### Exercise description
Starting at the first line of the entries, extract each line up to and including the one that contains "yticks = [1e3, 1e4, 1e5, 1e6, 1e7]", but leave out the pictures.

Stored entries
>>>>>

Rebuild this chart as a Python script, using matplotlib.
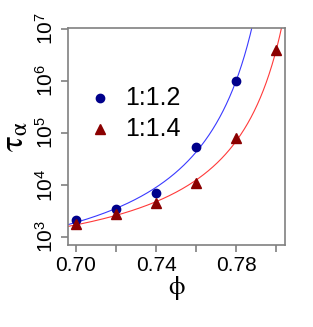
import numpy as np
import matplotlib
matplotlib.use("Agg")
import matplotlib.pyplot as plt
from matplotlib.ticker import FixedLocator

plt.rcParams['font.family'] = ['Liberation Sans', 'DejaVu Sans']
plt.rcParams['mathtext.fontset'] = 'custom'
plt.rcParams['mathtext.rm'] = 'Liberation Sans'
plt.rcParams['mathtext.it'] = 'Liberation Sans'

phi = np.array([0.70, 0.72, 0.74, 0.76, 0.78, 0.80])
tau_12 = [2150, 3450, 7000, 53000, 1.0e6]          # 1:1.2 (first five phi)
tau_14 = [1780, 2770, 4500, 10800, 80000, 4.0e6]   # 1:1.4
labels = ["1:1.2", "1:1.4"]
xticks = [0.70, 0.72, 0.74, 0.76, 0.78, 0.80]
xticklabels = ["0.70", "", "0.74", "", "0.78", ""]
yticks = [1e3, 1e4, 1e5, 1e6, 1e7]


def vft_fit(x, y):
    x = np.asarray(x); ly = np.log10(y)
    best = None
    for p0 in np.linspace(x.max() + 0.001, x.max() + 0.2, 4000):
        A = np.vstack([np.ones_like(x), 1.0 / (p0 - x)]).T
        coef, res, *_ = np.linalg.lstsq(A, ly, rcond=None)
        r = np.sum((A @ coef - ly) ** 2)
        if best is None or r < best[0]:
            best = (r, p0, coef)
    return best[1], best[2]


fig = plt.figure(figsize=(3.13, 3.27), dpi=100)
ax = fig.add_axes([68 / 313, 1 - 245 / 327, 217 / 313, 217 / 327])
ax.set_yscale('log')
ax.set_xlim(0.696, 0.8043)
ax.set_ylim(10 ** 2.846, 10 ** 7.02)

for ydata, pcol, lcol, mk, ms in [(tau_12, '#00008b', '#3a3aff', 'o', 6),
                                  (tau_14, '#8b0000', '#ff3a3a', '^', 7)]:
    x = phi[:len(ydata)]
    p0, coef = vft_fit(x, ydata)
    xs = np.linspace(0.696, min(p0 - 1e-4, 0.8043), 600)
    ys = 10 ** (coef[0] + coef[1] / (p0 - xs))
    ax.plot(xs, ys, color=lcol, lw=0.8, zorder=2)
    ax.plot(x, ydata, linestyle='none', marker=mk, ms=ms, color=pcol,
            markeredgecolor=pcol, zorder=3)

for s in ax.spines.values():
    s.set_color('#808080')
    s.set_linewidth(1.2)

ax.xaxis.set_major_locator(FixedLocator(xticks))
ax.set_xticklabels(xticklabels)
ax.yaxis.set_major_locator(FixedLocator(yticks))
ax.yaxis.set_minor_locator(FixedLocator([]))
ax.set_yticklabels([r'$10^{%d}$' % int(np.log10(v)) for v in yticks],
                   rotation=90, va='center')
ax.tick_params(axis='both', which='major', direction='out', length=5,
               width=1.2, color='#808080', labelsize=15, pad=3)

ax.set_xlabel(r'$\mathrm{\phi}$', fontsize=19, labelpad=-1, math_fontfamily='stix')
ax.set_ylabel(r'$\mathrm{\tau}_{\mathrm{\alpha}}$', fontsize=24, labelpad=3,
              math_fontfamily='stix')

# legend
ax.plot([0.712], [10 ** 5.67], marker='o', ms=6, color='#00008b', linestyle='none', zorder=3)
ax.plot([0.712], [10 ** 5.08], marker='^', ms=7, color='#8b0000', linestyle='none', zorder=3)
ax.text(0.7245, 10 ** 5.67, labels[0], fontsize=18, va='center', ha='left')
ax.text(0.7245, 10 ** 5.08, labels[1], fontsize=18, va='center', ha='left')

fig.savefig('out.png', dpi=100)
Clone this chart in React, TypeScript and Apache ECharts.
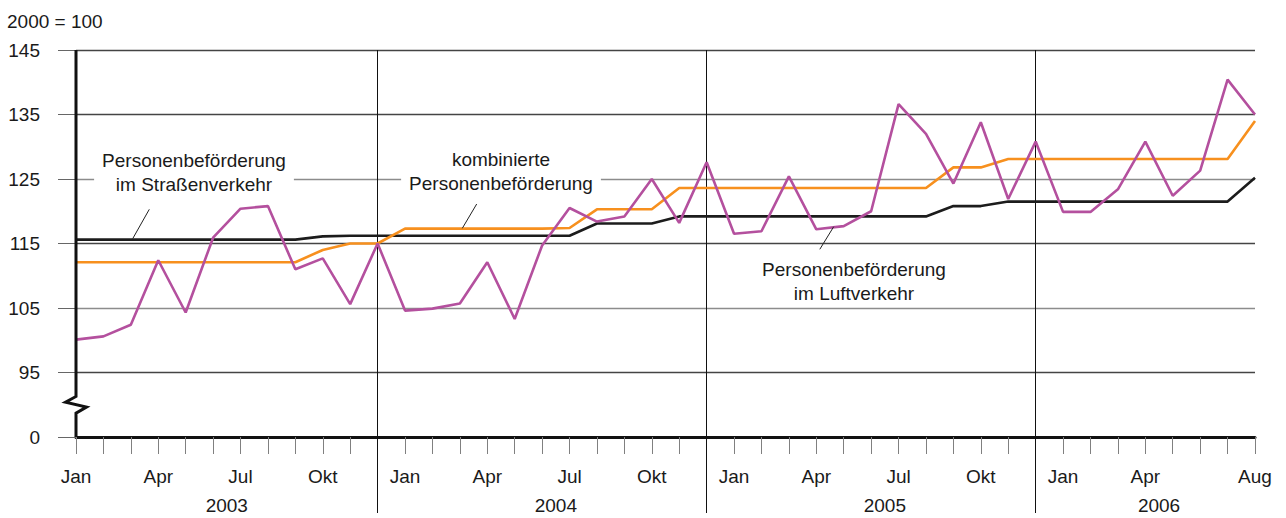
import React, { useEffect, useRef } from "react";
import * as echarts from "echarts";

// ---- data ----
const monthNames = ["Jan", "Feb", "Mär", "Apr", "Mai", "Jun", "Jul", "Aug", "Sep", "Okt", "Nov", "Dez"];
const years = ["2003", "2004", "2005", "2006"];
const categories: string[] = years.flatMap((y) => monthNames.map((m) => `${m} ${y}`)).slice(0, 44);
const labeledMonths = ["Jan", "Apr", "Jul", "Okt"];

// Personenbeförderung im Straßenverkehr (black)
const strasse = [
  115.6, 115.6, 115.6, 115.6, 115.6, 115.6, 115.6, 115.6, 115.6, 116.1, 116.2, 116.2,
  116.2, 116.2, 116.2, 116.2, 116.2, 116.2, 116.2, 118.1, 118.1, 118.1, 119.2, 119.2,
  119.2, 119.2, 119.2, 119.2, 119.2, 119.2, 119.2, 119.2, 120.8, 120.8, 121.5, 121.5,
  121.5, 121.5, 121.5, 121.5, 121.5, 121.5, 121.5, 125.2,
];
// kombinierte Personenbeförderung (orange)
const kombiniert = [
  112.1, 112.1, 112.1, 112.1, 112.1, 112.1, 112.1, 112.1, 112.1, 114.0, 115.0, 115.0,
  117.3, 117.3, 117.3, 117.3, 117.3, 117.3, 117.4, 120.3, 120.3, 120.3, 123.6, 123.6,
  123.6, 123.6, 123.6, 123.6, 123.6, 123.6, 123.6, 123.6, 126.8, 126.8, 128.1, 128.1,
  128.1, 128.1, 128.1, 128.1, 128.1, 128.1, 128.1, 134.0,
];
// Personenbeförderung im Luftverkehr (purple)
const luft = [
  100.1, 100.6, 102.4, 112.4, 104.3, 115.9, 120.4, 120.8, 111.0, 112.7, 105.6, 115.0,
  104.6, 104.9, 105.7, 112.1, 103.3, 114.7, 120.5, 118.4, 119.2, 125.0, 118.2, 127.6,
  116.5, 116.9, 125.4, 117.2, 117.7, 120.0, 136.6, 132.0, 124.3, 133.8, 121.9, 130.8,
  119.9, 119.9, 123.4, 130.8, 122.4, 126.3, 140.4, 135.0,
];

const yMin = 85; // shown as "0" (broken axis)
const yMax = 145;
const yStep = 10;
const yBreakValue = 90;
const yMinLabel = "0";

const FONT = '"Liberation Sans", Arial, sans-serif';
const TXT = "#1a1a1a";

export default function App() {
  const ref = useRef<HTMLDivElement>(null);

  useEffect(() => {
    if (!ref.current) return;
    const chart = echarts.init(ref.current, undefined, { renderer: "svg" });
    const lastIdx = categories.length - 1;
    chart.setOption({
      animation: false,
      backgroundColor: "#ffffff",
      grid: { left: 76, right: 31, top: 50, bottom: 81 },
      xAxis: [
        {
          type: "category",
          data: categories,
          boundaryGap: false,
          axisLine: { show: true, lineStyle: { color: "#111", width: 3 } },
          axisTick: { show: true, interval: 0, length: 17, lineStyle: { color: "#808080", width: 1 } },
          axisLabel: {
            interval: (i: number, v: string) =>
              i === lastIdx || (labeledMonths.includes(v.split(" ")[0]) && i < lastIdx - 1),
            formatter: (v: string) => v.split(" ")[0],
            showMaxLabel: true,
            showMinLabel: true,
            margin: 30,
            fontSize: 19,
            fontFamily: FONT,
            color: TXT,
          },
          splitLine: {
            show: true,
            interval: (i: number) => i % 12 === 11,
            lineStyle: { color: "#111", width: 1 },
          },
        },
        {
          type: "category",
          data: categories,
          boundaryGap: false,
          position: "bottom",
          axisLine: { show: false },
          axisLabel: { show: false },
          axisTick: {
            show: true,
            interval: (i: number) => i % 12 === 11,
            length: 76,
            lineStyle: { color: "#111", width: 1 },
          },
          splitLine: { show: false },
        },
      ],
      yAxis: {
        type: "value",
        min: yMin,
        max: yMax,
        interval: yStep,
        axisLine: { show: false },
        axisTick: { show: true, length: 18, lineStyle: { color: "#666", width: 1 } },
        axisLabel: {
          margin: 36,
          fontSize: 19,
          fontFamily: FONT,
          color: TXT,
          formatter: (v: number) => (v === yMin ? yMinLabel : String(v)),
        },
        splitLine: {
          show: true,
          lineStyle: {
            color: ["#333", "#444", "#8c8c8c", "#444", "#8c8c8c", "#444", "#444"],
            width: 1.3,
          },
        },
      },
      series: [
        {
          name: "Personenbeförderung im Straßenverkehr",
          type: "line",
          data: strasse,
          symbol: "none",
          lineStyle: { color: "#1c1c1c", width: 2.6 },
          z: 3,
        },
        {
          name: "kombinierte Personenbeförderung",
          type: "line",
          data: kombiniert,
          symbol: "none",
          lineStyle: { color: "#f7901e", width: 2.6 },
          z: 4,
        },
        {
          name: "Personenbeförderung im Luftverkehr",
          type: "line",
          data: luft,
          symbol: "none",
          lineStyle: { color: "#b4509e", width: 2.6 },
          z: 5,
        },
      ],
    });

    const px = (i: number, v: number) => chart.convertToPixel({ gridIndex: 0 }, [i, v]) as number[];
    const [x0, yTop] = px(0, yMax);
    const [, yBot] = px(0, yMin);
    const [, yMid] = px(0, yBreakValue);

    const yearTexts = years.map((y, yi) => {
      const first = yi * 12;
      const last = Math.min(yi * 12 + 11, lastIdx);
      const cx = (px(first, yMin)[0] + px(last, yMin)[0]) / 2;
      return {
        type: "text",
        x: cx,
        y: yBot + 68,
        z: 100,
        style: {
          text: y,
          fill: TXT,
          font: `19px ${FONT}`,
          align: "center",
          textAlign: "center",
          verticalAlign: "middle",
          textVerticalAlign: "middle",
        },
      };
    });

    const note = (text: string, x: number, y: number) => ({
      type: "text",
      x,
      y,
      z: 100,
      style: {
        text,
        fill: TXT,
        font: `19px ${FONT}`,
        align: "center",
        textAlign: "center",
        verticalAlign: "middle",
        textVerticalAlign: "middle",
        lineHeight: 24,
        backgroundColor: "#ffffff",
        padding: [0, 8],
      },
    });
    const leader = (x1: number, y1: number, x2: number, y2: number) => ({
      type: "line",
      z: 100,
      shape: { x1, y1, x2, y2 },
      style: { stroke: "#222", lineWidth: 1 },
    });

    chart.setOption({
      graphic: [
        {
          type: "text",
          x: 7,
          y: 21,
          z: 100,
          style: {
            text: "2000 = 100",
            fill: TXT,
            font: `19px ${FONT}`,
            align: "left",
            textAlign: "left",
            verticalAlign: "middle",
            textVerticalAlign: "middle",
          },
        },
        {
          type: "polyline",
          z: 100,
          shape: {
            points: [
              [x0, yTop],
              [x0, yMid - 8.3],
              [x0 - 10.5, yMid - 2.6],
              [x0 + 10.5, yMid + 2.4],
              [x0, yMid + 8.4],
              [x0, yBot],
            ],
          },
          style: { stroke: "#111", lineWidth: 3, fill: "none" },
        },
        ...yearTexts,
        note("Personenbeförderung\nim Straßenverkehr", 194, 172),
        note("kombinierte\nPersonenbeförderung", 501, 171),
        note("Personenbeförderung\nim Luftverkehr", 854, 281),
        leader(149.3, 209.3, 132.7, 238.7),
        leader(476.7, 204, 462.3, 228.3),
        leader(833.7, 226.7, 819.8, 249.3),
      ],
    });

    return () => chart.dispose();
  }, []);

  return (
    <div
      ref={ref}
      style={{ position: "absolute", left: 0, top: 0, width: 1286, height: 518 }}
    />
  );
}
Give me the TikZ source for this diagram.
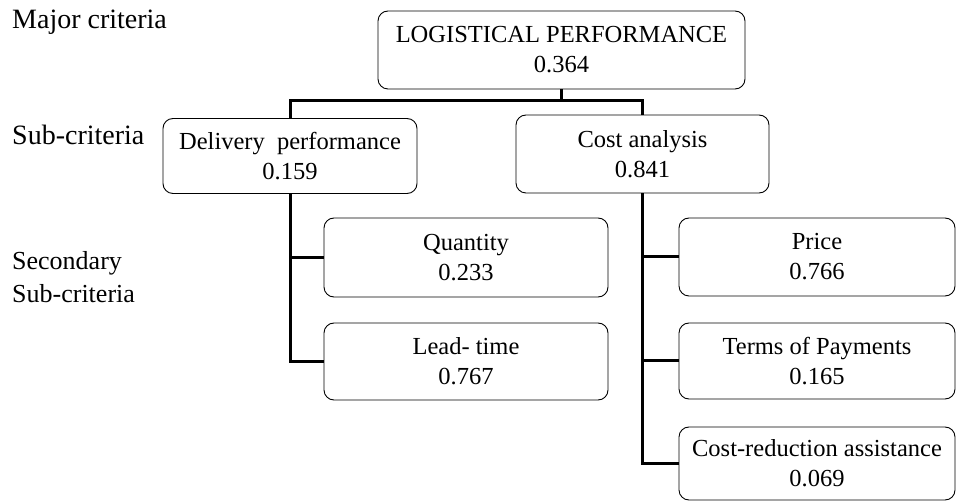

<<<<<

### Output below
Rebuild this chart as a Python script, using matplotlib.
import numpy as np
import matplotlib
matplotlib.use("Agg")
import matplotlib.pyplot as plt
from matplotlib.ticker import FixedLocator

plt.rcParams['font.family'] = ['Liberation Sans', 'DejaVu Sans']
plt.rcParams['mathtext.fontset'] = 'custom'
plt.rcParams['mathtext.rm'] = 'Liberation Sans'
plt.rcParams['mathtext.it'] = 'Liberation Sans'

phi = np.array([0.70, 0.72, 0.74, 0.76, 0.78, 0.80])
tau_12 = [2150, 3450, 7000, 53000, 1.0e6]          # 1:1.2 (first five phi)
tau_14 = [1780, 2770, 4500, 10800, 80000, 4.0e6]   # 1:1.4
labels = ["1:1.2", "1:1.4"]
xticks = [0.70, 0.72, 0.74, 0.76, 0.78, 0.80]
xticklabels = ["0.70", "", "0.74", "", "0.78", ""]
yticks = [1e3, 1e4, 1e5, 1e6, 1e7]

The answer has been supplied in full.